I’ve really been challenged also to put my complete trust in God, to just sit in His presence and soak Him in.  Last night I was up quite late because I just had all these thoughts going through my head with future unknowns, worries, and decisions that will need to be made.  It’s quite irksome really, especially when all I wanted to do was sleep.  My friend sent me a letter which I needed to read this week for sure and it really it affirmed everything I had been reading, the whole King’s chapter, resting in God, and completely trusting Him.   Sometimes it is hard completely trusting Him, because a part of that for me is giving up control which I do enjoy having at times.  But the thing is at the end of the day I really don’t have control.  It’s silly of me to think that I do. 

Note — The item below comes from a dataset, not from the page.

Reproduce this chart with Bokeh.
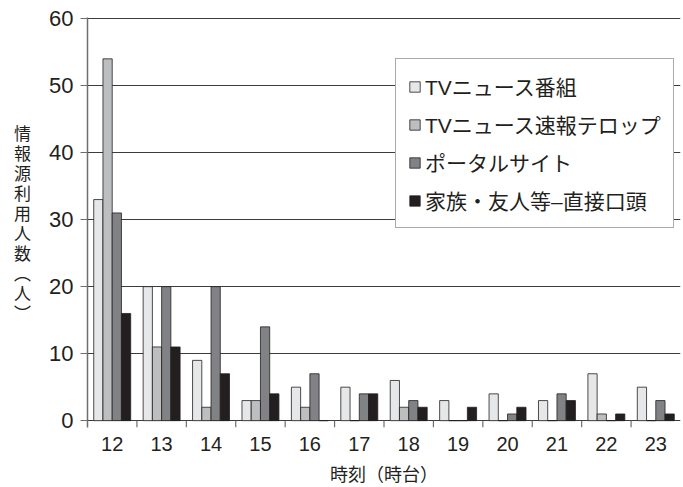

My friend Kyle had me listen to this song ‘Lead Me to the Cross’ by Brooke Fraser I put the lyrics in for you to read.

Savior I come
Quiet my soul remember
Redemptions hill
Where Your blood was spilled
For my ransom
Everything I once held dear
I count it all as lost

Lead me to the cross
Where Your love poured out
Bring me to my knees
Lord I lay me down
Rid me of myself
I belong to You
Lead me, lead me to the cross

You were as I
Tempted and trialed
You are
The word became flesh
Bore my sin and death
Now you’re risen

To your heart
To your heart
Lead me to your heart
Lead me to your heart

 

Sometimes I get so caught up in myself, my worries, the future….and I forget.  I forget that it’s not about me, and I remember all that God has done.  Fully humbled I lay the control down, and trust God.  I belong to Him.